L’apprentissage de l’orgue, c’est donc aussi l’apprentissage d’un répertoire. Il faut s’immerger dans les œuvres de Bach, Couperin, Franck ou Messiaen, comprendre l’esprit des chorals, des toccatas, des variations. C’est une école de fidélité et de profondeur, qui invite à explorer la richesse expressive d’un instrument dont la voix, à travers les siècles, n’a jamais cessé de résonner.
L’âge du débutant et le passage par d’autres claviers
L’accès à l’orgue n’est pas toujours immédiat. La taille de l’instrument, la coordination requise et la rareté des instruments d’étude expliquent qu’on y vienne souvent après avoir acquis une première formation pianistique. Le piano, par sa diffusion et sa technique de base, constitue une porte d’entrée naturelle. Il permet d’aborder :
- la lecture à deux portées ;
- la souplesse digitale ;
- le travail de l’indépendance des mains ;
- l’utilisation des pieds avec les pédales.

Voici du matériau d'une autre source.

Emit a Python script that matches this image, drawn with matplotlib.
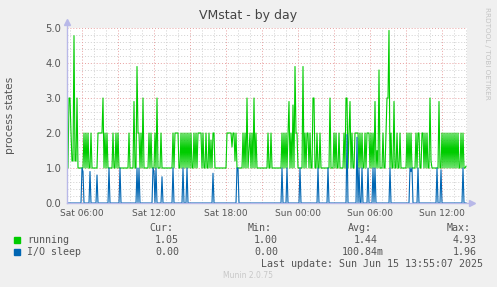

Autant de prérequis précieux avant d’affronter la complexité de la console d’orgue.
Si certains débutent l’orgue dès l’enfance, beaucoup attendent l’adolescence ou l’âge adulte pour franchir le pas, parfois guidés par la rencontre d’un professeur ou la découverte d’un instrument exceptionnel. L’apprentissage peut alors se faire en parallèle avec le piano, ou même après plusieurs années de pratique d’un autre instrument à clavier. Cette progressivité n’est pas un obstacle, mais un atout. Elle permet d’aborder l’orgue avec une maturité musicale, une oreille déjà formée, et une conscience des exigences spécifiques de l’instrument.
Commencer l’orgue, c’est donc accepter un parcours singulier, fait de détours et de patience, mais aussi de découvertes inépuisables. C’est, pour beaucoup, la récompense d’un cheminement musical déjà entamé, qui trouve dans la richesse de l’orgue un aboutissement aussi exigeant qu’enchanteur.